## Stated problem
Skip the pictures. Transcribe the rest of the data below without changing a word.

## Information shown

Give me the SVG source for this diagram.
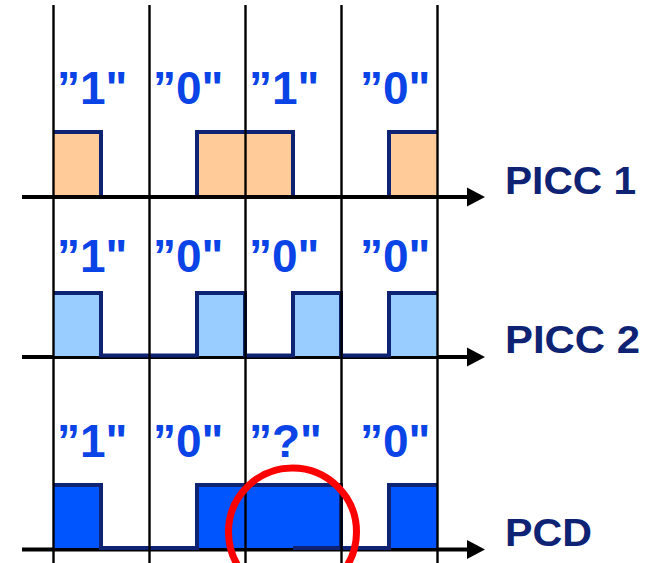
<svg xmlns="http://www.w3.org/2000/svg" width="658" height="563" viewBox="0 0 658 563">
  <style>
    .bit { font-family: "Liberation Sans", Arial, sans-serif; font-weight: bold; font-size: 46px; fill: #0a44e6; }
    .name { font-family: "Liberation Sans", Arial, sans-serif; font-weight: bold; font-size: 38px; fill: #0f2374; }
    .wave { fill: none; stroke: #0f2374; stroke-width: 4; stroke-linejoin: miter; }
    .axis { stroke: #000; stroke-width: 4; }
    .grid { stroke: #000; stroke-width: 2.4; }
    .head { fill: #000; }
  </style>
  <rect width="658" height="563" fill="#fff"/>

  <!-- time axes -->
  <g id="connectors">
    <line class="axis" x1="22" y1="197" x2="468" y2="197"/>
    <polygon class="head" points="467,187.5 485,197 467,206.5"/>
    <line class="axis" x1="22" y1="357" x2="468" y2="357"/>
    <polygon class="head" points="467,347.5 485,357 467,366.5"/>
    <line class="axis" x1="22" y1="549.5" x2="468" y2="549.5"/>
    <polygon class="head" points="467,540 485,549.5 467,559"/>
  </g>

  <!-- PICC 1 : 1 0 1 0 -->
  <g id="picc1">
    <g fill="#ffcc99">
      <rect x="53" y="132" width="48" height="63"/>
      <rect x="197" y="132" width="96" height="63"/>
      <rect x="389" y="132" width="48" height="63"/>
    </g>
    <path class="wave" d="M53,132 H101 V195 M197,195 V132 H293 V195 M389,195 V132 H437"/>
    <text class="bit" x="57" y="104">”1"</text>
    <text class="bit" x="153" y="104">”0"</text>
    <text class="bit" x="249" y="104">”1"</text>
    <text class="bit" x="360" y="104">”0"</text>
    <text class="name" x="505" y="194" textLength="131" lengthAdjust="spacingAndGlyphs">PICC 1</text>
  </g>

  <!-- PICC 2 : 1 0 0 0 -->
  <g id="picc2">
    <g fill="#99ccff">
      <rect x="53" y="293" width="48" height="63"/>
      <rect x="197" y="293" width="48" height="63"/>
      <rect x="293" y="293" width="48" height="63"/>
      <rect x="389" y="293" width="48" height="63"/>
    </g>
    <path class="wave" d="M53,293 H101 V355.5 H197 V293 H245 V355.5 H293 V293 H341 V355.5 H389 V293 H437"/>
    <text class="bit" x="57" y="272">”1"</text>
    <text class="bit" x="153" y="272">”0"</text>
    <text class="bit" x="249" y="272">”0"</text>
    <text class="bit" x="360" y="272">”0"</text>
    <text class="name" x="505" y="353" textLength="135" lengthAdjust="spacingAndGlyphs">PICC 2</text>
  </g>

  <!-- PCD : superposition of both answers -->
  <g id="pcd">
    <g fill="#0055ff">
      <rect x="53" y="485" width="48" height="63"/>
      <rect x="197" y="485" width="144" height="63"/>
      <rect x="389" y="485" width="48" height="63"/>
    </g>
    <path class="wave" d="M53,485 H101 V548 H197 V485 H341 V548 H389 V485 H437 M293,548 H341"/>
    <text class="bit" x="57" y="457">”1"</text>
    <text class="bit" x="153" y="457">”0"</text>
    <text class="bit" x="249" y="457">”?"</text>
    <text class="bit" x="360" y="457">”0"</text>
    <text class="name" x="505" y="546" textLength="87" lengthAdjust="spacingAndGlyphs">PCD</text>
  </g>

  <!-- bit cell boundaries -->
  <g id="grid">
    <line class="grid" x1="53.5" y1="5" x2="53.5" y2="563"/>
    <line class="grid" x1="149.5" y1="5" x2="149.5" y2="563"/>
    <line class="grid" x1="245.5" y1="5" x2="245.5" y2="563"/>
    <line class="grid" x1="341.5" y1="5" x2="341.5" y2="563"/>
    <line class="grid" x1="437.5" y1="5" x2="437.5" y2="563"/>
  </g>

  <!-- collision marker -->
  <g id="collision">
    <circle cx="292.5" cy="532" r="64" fill="none" stroke="#ff0000" stroke-width="7"/>
  </g>
</svg>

## Task response
Give me the SVG source for this diagram.
<svg xmlns="http://www.w3.org/2000/svg" width="658" height="563" viewBox="0 0 658 563">
  <style>
    .bit { font-family: "Liberation Sans", Arial, sans-serif; font-weight: bold; font-size: 46px; fill: #0a44e6; }
    .name { font-family: "Liberation Sans", Arial, sans-serif; font-weight: bold; font-size: 38px; fill: #0f2374; }
    .wave { fill: none; stroke: #0f2374; stroke-width: 4; stroke-linejoin: miter; }
    .axis { stroke: #000; stroke-width: 4; }
    .grid { stroke: #000; stroke-width: 2.4; }
    .head { fill: #000; }
  </style>
  <rect width="658" height="563" fill="#fff"/>

  <!-- time axes -->
  <g id="connectors">
    <line class="axis" x1="22" y1="197" x2="468" y2="197"/>
    <polygon class="head" points="467,187.5 485,197 467,206.5"/>
    <line class="axis" x1="22" y1="357" x2="468" y2="357"/>
    <polygon class="head" points="467,347.5 485,357 467,366.5"/>
    <line class="axis" x1="22" y1="549.5" x2="468" y2="549.5"/>
    <polygon class="head" points="467,540 485,549.5 467,559"/>
  </g>

  <!-- PICC 1 : 1 0 1 0 -->
  <g id="picc1">
    <g fill="#ffcc99">
      <rect x="53" y="132" width="48" height="63"/>
      <rect x="197" y="132" width="96" height="63"/>
      <rect x="389" y="132" width="48" height="63"/>
    </g>
    <path class="wave" d="M53,132 H101 V195 M197,195 V132 H293 V195 M389,195 V132 H437"/>
    <text class="bit" x="57" y="104">”1"</text>
    <text class="bit" x="153" y="104">”0"</text>
    <text class="bit" x="249" y="104">”1"</text>
    <text class="bit" x="360" y="104">”0"</text>
    <text class="name" x="505" y="194" textLength="131" lengthAdjust="spacingAndGlyphs">PICC 1</text>
  </g>

  <!-- PICC 2 : 1 0 0 0 -->
  <g id="picc2">
    <g fill="#99ccff">
      <rect x="53" y="293" width="48" height="63"/>
      <rect x="197" y="293" width="48" height="63"/>
      <rect x="293" y="293" width="48" height="63"/>
      <rect x="389" y="293" width="48" height="63"/>
    </g>
    <path class="wave" d="M53,293 H101 V355.5 H197 V293 H245 V355.5 H293 V293 H341 V355.5 H389 V293 H437"/>
    <text class="bit" x="57" y="272">”1"</text>
    <text class="bit" x="153" y="272">”0"</text>
    <text class="bit" x="249" y="272">”0"</text>
    <text class="bit" x="360" y="272">”0"</text>
    <text class="name" x="505" y="353" textLength="135" lengthAdjust="spacingAndGlyphs">PICC 2</text>
  </g>

  <!-- PCD : superposition of both answers -->
  <g id="pcd">
    <g fill="#0055ff">
      <rect x="53" y="485" width="48" height="63"/>
      <rect x="197" y="485" width="144" height="63"/>
      <rect x="389" y="485" width="48" height="63"/>
    </g>
    <path class="wave" d="M53,485 H101 V548 H197 V485 H341 V548 H389 V485 H437 M293,548 H341"/>
    <text class="bit" x="57" y="457">”1"</text>
    <text class="bit" x="153" y="457">”0"</text>
    <text class="bit" x="249" y="457">”?"</text>
    <text class="bit" x="360" y="457">”0"</text>
    <text class="name" x="505" y="546" textLength="87" lengthAdjust="spacingAndGlyphs">PCD</text>
  </g>

  <!-- bit cell boundaries -->
  <g id="grid">
    <line class="grid" x1="53.5" y1="5" x2="53.5" y2="563"/>
    <line class="grid" x1="149.5" y1="5" x2="149.5" y2="563"/>
    <line class="grid" x1="245.5" y1="5" x2="245.5" y2="563"/>
    <line class="grid" x1="341.5" y1="5" x2="341.5" y2="563"/>
    <line class="grid" x1="437.5" y1="5" x2="437.5" y2="563"/>
  </g>

  <!-- collision marker -->
  <g id="collision">
    <circle cx="292.5" cy="532" r="64" fill="none" stroke="#ff0000" stroke-width="7"/>
  </g>
</svg>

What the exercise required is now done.